There is no mystery, as we saw reinforced in very dramatic presentations by a number of scientists – no mystery at all about what a failure to act would mean. We can already see it. We can already measure it. And Alaskans are living it every single day.

We confirmed today that we cannot afford to wait until someone else moves to implement solutions to the challenges that confront us in the Arctic. I’m very pleased that through today’s GLACIER meeting we made progress in a host of areas – and our communique will summarize that – including addressing the issues of climate change, the impacts of it, enhancing resilience, strengthening emergency response, improving air quality, and promoting renewable energy and household innovations that will increase efficiency and community health at the same time.

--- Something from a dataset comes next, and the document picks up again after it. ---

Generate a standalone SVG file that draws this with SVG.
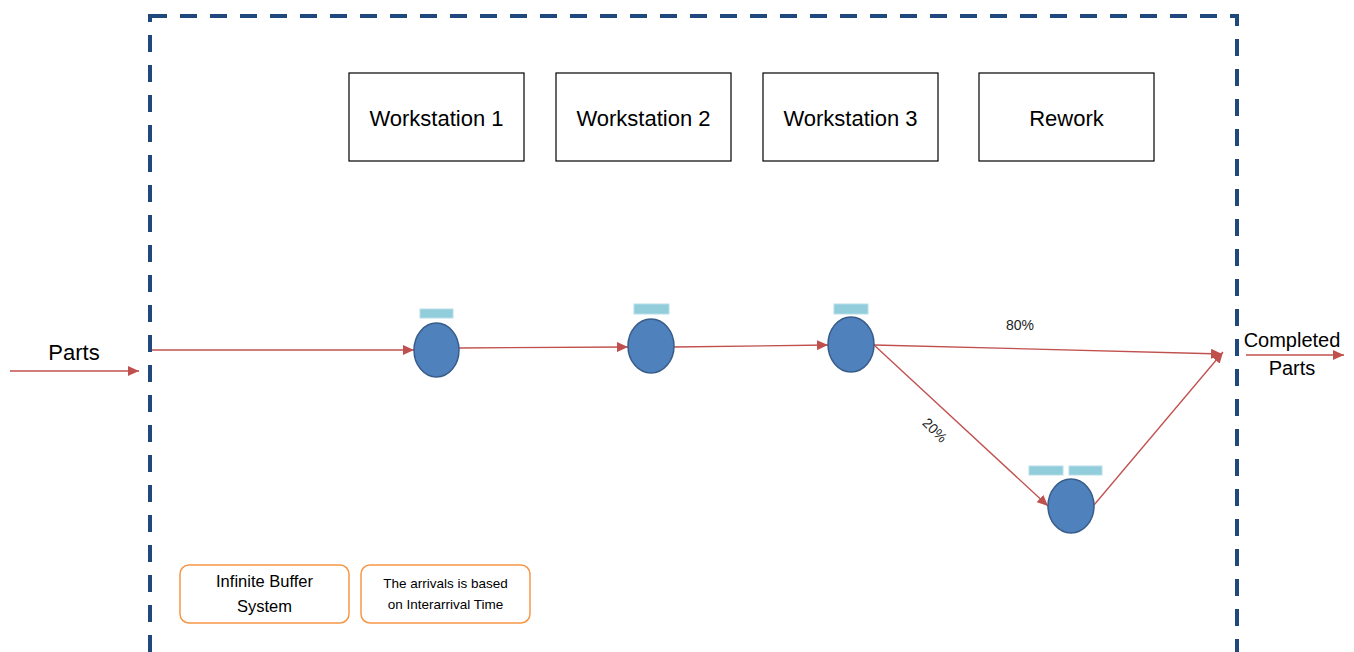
<svg xmlns="http://www.w3.org/2000/svg" width="1354" height="652" viewBox="0 0 1354 652">
  <style>
    .frame { fill: none; stroke: #1F497D; stroke-width: 4; stroke-dasharray: 17 13; }
    .box { fill: #FFFFFF; stroke: #000000; stroke-width: 1.2; }
    .boxtext { font-family: "Liberation Sans", Arial, sans-serif; font-size: 22px; fill: #000000; text-anchor: middle; }
    .server { fill: #4F81BD; stroke: #385D8A; stroke-width: 1.5; }
    .queue { fill: #92CDDC; stroke: #B7DEE8; stroke-width: 1; }
    .flow { fill: none; stroke: #C0504D; stroke-width: 1.3; marker-end: url(#arrow); }
    .label { font-family: "Liberation Sans", Arial, sans-serif; fill: #000000; text-anchor: middle; }
    .note { fill: #FFFFFF; stroke: #F79646; stroke-width: 1.5; }
    .pct { font-family: "Liberation Sans", Arial, sans-serif; font-size: 14px; fill: #222222; text-anchor: middle; }
  </style>
  <defs>
    <marker id="arrow" markerUnits="userSpaceOnUse" markerWidth="12" markerHeight="10" refX="11" refY="5" orient="auto">
      <path d="M0,0 L11,5 L0,10 Z" fill="#C0504D"/>
    </marker>
  </defs>

  <rect width="1354" height="652" fill="#FFFFFF"/>

  <!-- system boundary -->
  <rect class="frame" x="150" y="16" width="1087" height="641"/>

  <!-- station labels -->
  <g id="ws1-box"><rect class="box" x="349" y="73" width="175" height="88"/><text class="boxtext" x="436.5" y="126">Workstation 1</text></g>
  <g id="ws2-box"><rect class="box" x="556" y="73" width="175" height="88"/><text class="boxtext" x="643.5" y="126">Workstation 2</text></g>
  <g id="ws3-box"><rect class="box" x="763" y="73" width="175" height="88"/><text class="boxtext" x="850.5" y="126">Workstation 3</text></g>
  <g id="rework-box"><rect class="box" x="979" y="73" width="175" height="88"/><text class="boxtext" x="1066.5" y="126">Rework</text></g>

  <!-- connectors -->
  <g id="connectors">
    <line class="flow" x1="10" y1="371" x2="139" y2="371"/>
    <line class="flow" x1="152" y1="350" x2="414" y2="350"/>
    <line class="flow" x1="459" y1="348" x2="628" y2="347"/>
    <line class="flow" x1="674" y1="347" x2="828" y2="345"/>
    <line class="flow" x1="874" y1="345" x2="1222" y2="354"/>
    <line class="flow" x1="874" y1="345" x2="1048" y2="506"/>
    <line class="flow" x1="1094" y1="505" x2="1223" y2="352"/>
    <line class="flow" x1="1246" y1="355" x2="1344" y2="355"/>
    <text class="pct" x="1020" y="330">80%</text>
    <text class="pct" x="935" y="435" transform="rotate(45 935 430)">20%</text>
  </g>

  <!-- servers with their queues -->
  <g id="ws1">
    <rect class="queue" x="420" y="309" width="33" height="9"/>
    <ellipse class="server" cx="436.5" cy="350" rx="22.5" ry="27"/>
  </g>
  <g id="ws2">
    <rect class="queue" x="634" y="304" width="35" height="10"/>
    <ellipse class="server" cx="651" cy="346" rx="23" ry="27"/>
  </g>
  <g id="ws3">
    <rect class="queue" x="834" y="304" width="34" height="10"/>
    <ellipse class="server" cx="851" cy="344.5" rx="23" ry="27.5"/>
  </g>
  <g id="rework">
    <rect class="queue" x="1029" y="466" width="34" height="9"/>
    <rect class="queue" x="1069" y="466" width="33" height="9"/>
    <ellipse class="server" cx="1071" cy="506" rx="23" ry="27"/>
  </g>

  <!-- flow endpoints -->
  <g id="parts-in"><text class="label" x="74" y="360" font-size="22">Parts</text></g>
  <g id="parts-out">
    <text class="label" x="1292" y="347" font-size="20">Completed</text>
    <text class="label" x="1292" y="375" font-size="20">Parts</text>
  </g>

  <!-- notes -->
  <g id="note-buffer">
    <rect class="note" x="180" y="565" width="169" height="58" rx="9"/>
    <text class="label" x="264.5" y="587" font-size="16.5">Infinite Buffer</text>
    <text class="label" x="264.5" y="612" font-size="16.5">System</text>
  </g>
  <g id="note-arrivals">
    <rect class="note" x="361" y="565" width="169" height="58" rx="9"/>
    <text class="label" x="445.5" y="588" font-size="13.5">The arrivals is based</text>
    <text class="label" x="445.5" y="609" font-size="13.5">on Interarrival Time</text>
  </g>
</svg>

Everyone in this room, those here at the circular table and those in the audience, are connected to the Arctic in some way. And so are all of the citizens that we represent. The fate of the region is not just the responsibility of the Arctic, the Arctic states even themselves. We agreed today it is everyone’s responsibility.

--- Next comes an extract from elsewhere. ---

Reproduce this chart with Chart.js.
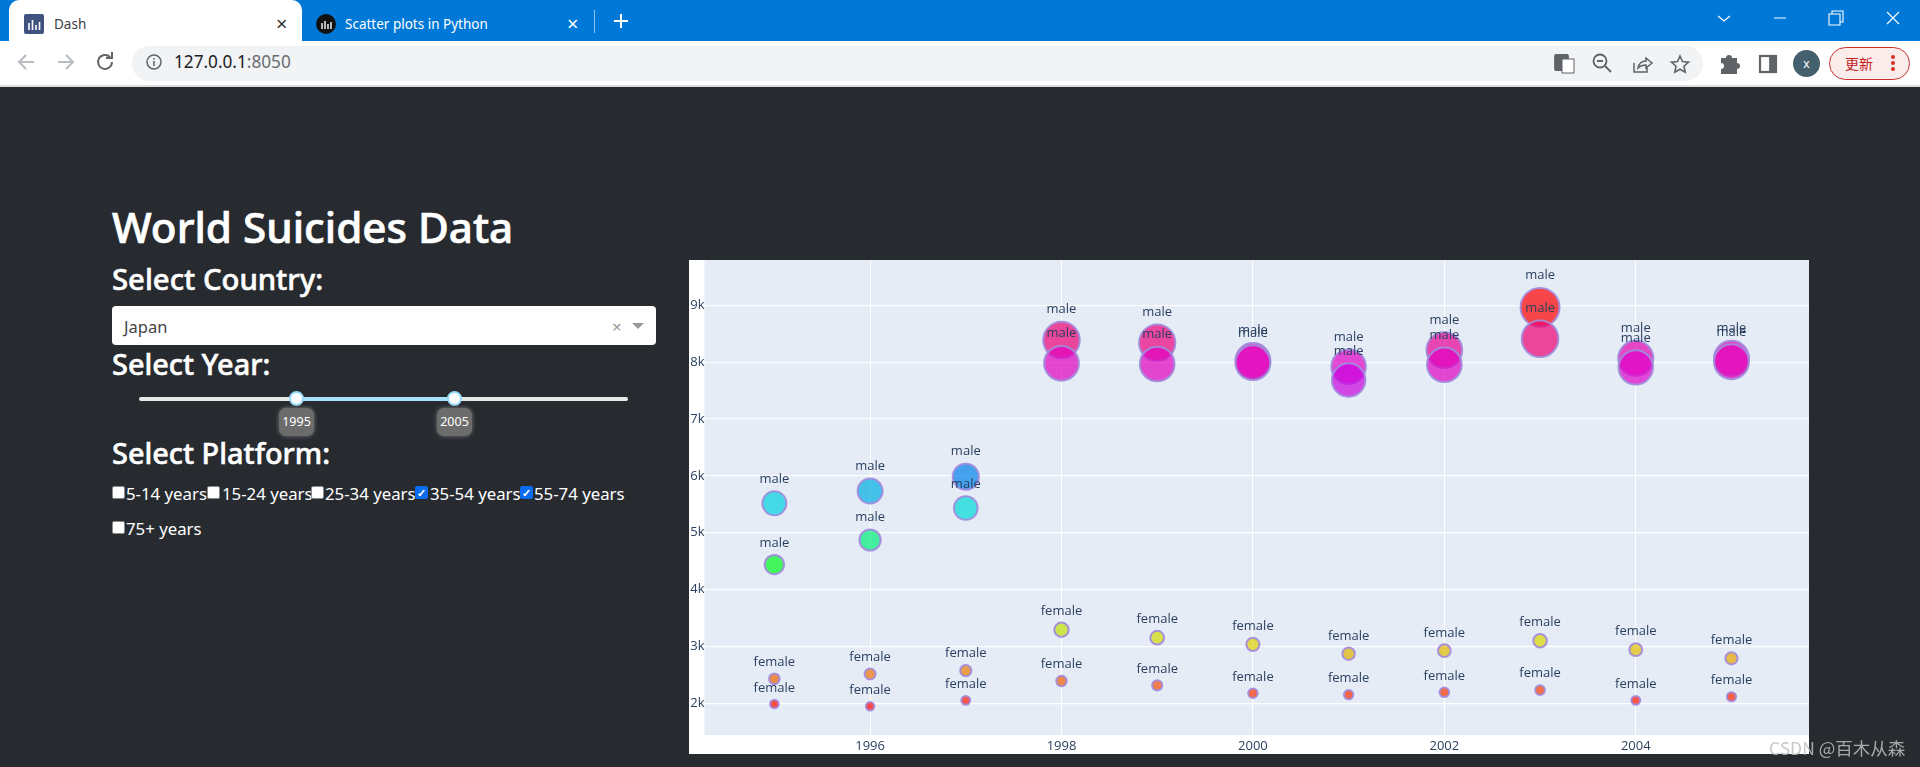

And it is with that purpose in mind that I turn now to the next speaker, who understands all of this, all of what is at stake. The threat posed by a changing Arctic has long been a top priority for President Barack Obama. He has repeatedly defined climate change as one of the great challenges that we face in this century. And the President has stated clearly that what’s happening in Alaska “isn’t just a preview of what will happen to the rest of us if we don’t take action. It’s our wake-up call. The alarm bells are ringing,” to quote the President.

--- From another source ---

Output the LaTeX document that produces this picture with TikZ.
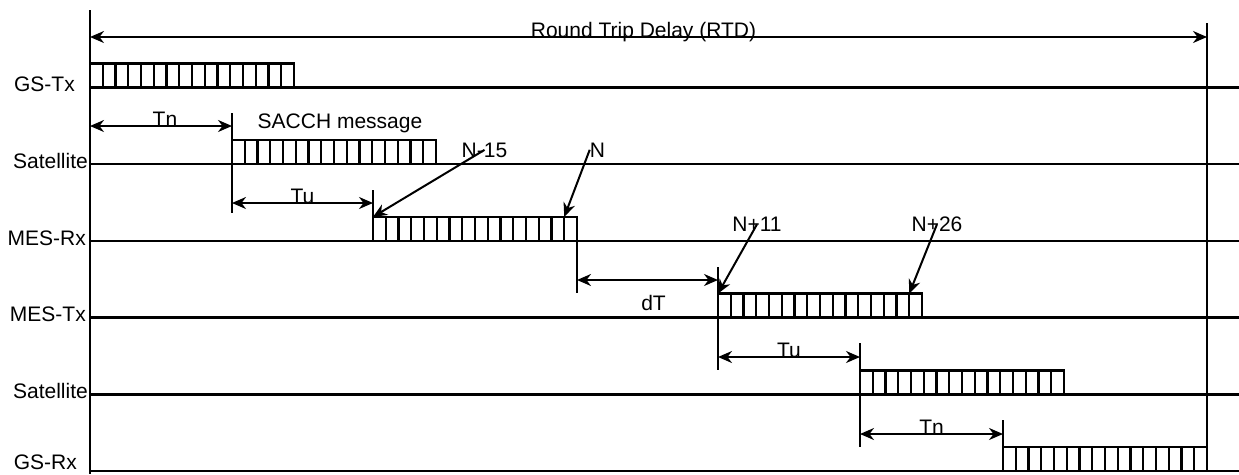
\documentclass[tikz,border=0pt]{standalone}
\usepackage{fontspec}
\setmainfont{Liberation Sans}
\usepackage{tikz}
\usetikzlibrary{arrows.meta, positioning, calc}
\tikzstyle{burst}   = [rectangle, draw=black, line width=2.4pt, minimum width=204pt,
                       minimum height=24pt, inner sep=0pt, outer sep=0pt, anchor=south west]
\tikzstyle{track}   = [line width=2.4pt]
\tikzstyle{tick}    = [line width=2pt]
\tikzstyle{lane}    = [anchor=base east, inner sep=0pt]
\tikzstyle{tag}     = [anchor=base, inner sep=0pt]
\tikzstyle{span}    = [line width=2pt, {Stealth[length=14pt,width=12pt]}-{Stealth[length=14pt,width=12pt]}]
\tikzstyle{pointer} = [line width=2pt, -{Stealth[length=14pt,width=12pt]}]

\begin{document}
\begin{tikzpicture}[x=1pt, y=-1pt, every node/.style={font=\fontsize{21}{25}\selectfont}]
  \useasboundingbox (0,0) rectangle (1239,474);

  % lanes
  \node (lgstx)  [lane] at (75,91.5)  {GS-Tx};
  \node (lsat)   [lane] at (88,168.2) {Satellite};
  \node (lmesrx) [lane] at (86,245)   {MES-Rx};
  \node (lmestx) [lane] at (86,321.6) {MES-Tx};
  \node (lsatb)  [lane] at (88,398.3) {Satellite};
  \node (lgsrx)  [lane] at (77,469.5) {GS-Rx};
  \foreach \y in {87.5,164.2,240.9,317.6,394.3,471}
    \draw[track] (90,\y) -- (1239,\y);
  \draw[track] (90,10) -- (90,474);
  \draw[track] (1207,23) -- (1207,447);

  % bursts of 16 frames
  \node (gstx)  [burst] at (90,87.5)   {};
  \node (sat)   [burst] at (232,164.2) {};
  \node (mesrx) [burst] at (373,240.9) {};
  \node (mestx) [burst] at (718,317.6) {};
  \node (satb)  [burst] at (860,394.3) {};
  \node (gsrx)  [burst] at (1003,471)  {};
  \foreach \b in {gstx,sat,mesrx,mestx,satb,gsrx}
    \foreach \i in {1,...,15}
      \draw[track] ($(\b.south west)!\i/16!(\b.south east)$) -- ($(\b.north west)!\i/16!(\b.north east)$);

  \node (msg) [tag, above=12pt of sat.north, anchor=base, xshift=6pt] {SACCH message};

  % ticks
  \draw[tick] (232,113) -- (232,213);
  \draw[tick] (373,190) -- (373,240.9);
  \draw[tick] (577,240.9) -- (577,293);
  \draw[tick] (718,267) -- (718,370);
  \draw[tick] (860,343) -- (860,447);
  \draw[tick] (1003,420) -- (1003,447);

  % delays
  \coordinate (rtda) at (90,37);    \coordinate (rtdb) at (1207,37);
  \coordinate (tna)  at (90,126);   \coordinate (tnb)  at (232,126);
  \coordinate (tua)  at (232,203);  \coordinate (tub)  at (373,203);
  \coordinate (dta)  at (577,280);  \coordinate (dtb)  at (718,280);
  \coordinate (tuc)  at (718,357);  \coordinate (tud)  at (860,357);
  \coordinate (tnc)  at (860,434);  \coordinate (tnd)  at (1003,434);
  \draw[span] (rtda) -- node[tag, xshift=-5pt] {Round Trip Delay (RTD)} (rtdb);
  \draw[span] (tna) -- node[tag, xshift=4pt] {Tn} (tnb);
  \draw[span] (tua) -- node[tag] {Tu} (tub);
  \draw[span] (dta) -- node[tag, xshift=6pt, yshift=-30pt] {dT} (dtb);
  \draw[span] (tuc) -- node[tag] {Tu} (tud);
  \draw[span] (tnc) -- node[tag] {Tn} (tnd);

  % frame numbers
  \node (nm15) [tag] at (484.5,157) {N-15};
  \node (nn)   [tag] at (597.5,157) {N};
  \node (np11) [tag] at (757,231.5) {N+11};
  \node (np26) [tag] at (937,231.5) {N+26};
  \draw[pointer] (nm15.center) -- (mesrx.north west);
  \draw[pointer] (nn.west) -- ($(mesrx.north west)!15/16!(mesrx.north east)$);
  \draw[pointer] (np11.center) -- (mestx.north west);
  \draw[pointer] (np26.center) -- ($(mestx.north west)!15/16!(mestx.north east)$);
\end{tikzpicture}
\end{document}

Since 2009 President Obama has demonstrated repeatedly that he is committed to meeting this challenge before it’s too late – not with words but with actions. That’s why he put forward a National Strategy for the Arctic Region that establishes a comprehensive and long-term vision for our Arctic engagement. That’s why he created the Arctic Executive Steering Committee to prepare for a changing Arctic and to enhance coordination of national efforts here.

That’s why today, thanks the President’s Climate Action Plan, the United States is well on its way to meeting our international commitments to seriously cut our greenhouse gas emissions by 2020 and beyond while bolstering our nation’s resilience to ensure communities thrive and that economies flourish. And that’s why he has prioritized so many other things, including I might add not a small symbolic step of renaming a big, famous mountain, and I think we could say that Denali never looked better than it does today. (Cheers and applause.)

That is why also the President has prioritized working with so many partners, because he knows that all of us together have to do so much more to beat this threat. We have to do it now, and it will not be done without our concerted global commitment.

Ladies and gentlemen, the President of the United States, Barack Obama. (Cheers and applause.)